Vous participez au projet « Classes culturelles numériques » mettant en relation des classes d'apprenants de différents continents avec un écrivain. Que retenez-vous du lien tissé par ces élèves avec l'écriture ?
J'ai conçu l'atelier autour de la diversité et de questions comme « Qu'est-ce que l'autre ? Qu'est-ce que je sais et ne sais pas de lui ? À quel endroit va-t-il m'étonner ? » J'ai créé des exercices où se pose la question du regard : que voit-on lorsque l'on est lycéen en Nouvelle-Zélande, en Ukraine, en République Démocratique du Congo ? J'ai également demandé à chaque groupe d'aller lire la production des autres et nous avons fait un exercice, « Ce que je sais de toi », pour interroger les stéréotypes. Sur le Brésil, les non-Brésiliens ont évoqué la fête et la samba alors que les Brésiliens ont, au contraire, répondu avec un texte implacable sur leur sentiment d'oppression suite aux dernières élections ! Cet atelier représentait véritablement, pour eux, la possibilité de s'exprimer, de se raconter, mais aussi de lire l'autre et de dire qui l'on est.
Vous serez en Ukraine au mois de juin pour rencontrer l'une de ces classes. Est-ce essentiel pour vous de dépasser le simple échange numérique ?
Tout l'aspect de la transmission m'intéresse et, même si, sur un tel projet, il n'est pas possible de rencontrer tout le monde, l'absence d'échange verbal pose problème. Certains groupes peuvent s’essouffler et des conflits d’agenda existent, notamment du fait des vacances, différentes selon les pays – certains ont changé d'année scolaire en cours de projet. Nous vivons dans un monde où le numérique possède une grande place, mais il est rassurant de se dire que nous sommes des êtres humains et non des machines. La rencontre physique permet, dans le cadre d'un atelier, de s'ajuster en fonction de la personnalité des apprenants et de prolonger les discussions.
Que pensez-vous de l'omniprésence de l'écrit à l'heure d'internet ?
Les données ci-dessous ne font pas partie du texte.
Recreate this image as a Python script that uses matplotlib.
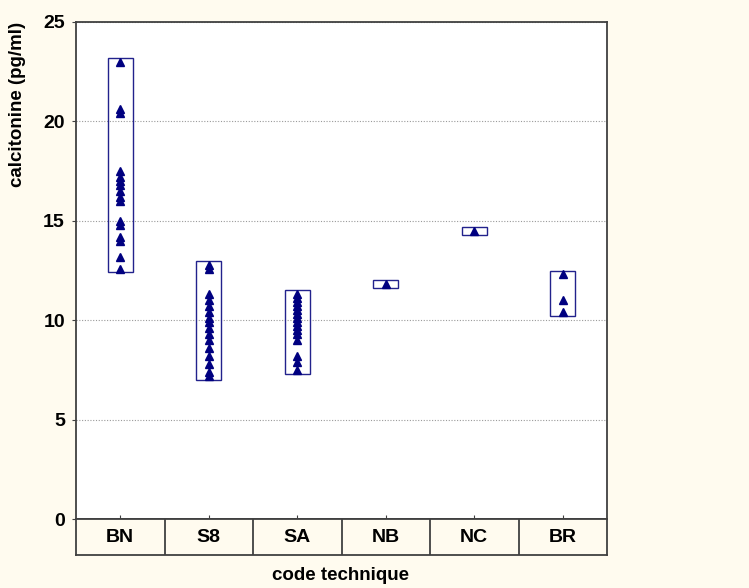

Le livre papier continue de résister, mais la lecture s'effondre. Pour lire, il faut se libérer du temps et, neurologiquement – comme le montrent certaines études –, il est compliqué de lire. Lire un livre, c’est-à-dire intégrer le symbole, le transformer en sens, générer des images mentales… : cela demande dix fois plus d'efforts au cerveau que de regarder des images ! Le livre a tout à gagner à se maintenir en papier, ne serait-ce que pour le réel que représente une librairie en regard de l'abstraction qu'est le téléchargement. Je ne pense pas que le numérique redonnera le goût de la lecture aux jeunes. Mais il faut trouver des moyens de leur montrer que la lecture est une chose désirable qui apporte la connaissance et le plaisir. Il faut les convaincre – et leur permettre – de prendre un livre entre leurs mains.
La plus grande peur de ma vie d’Éric Pessan fait partie des ouvrages jeune public sélectionnés en 2018 pour les « Pépites internationales », offre de littérature jeunesse proposée aux jeunes apprenants de français dans le monde.
Éric Pessan participe également aux « Classes culturelles numériques ». Lancée en septembre 2018, ce programme met en relation des classes d’apprenants de français des cinq continents avec un écrivain en résidence, en ligne et en classe, pendant 6 mois.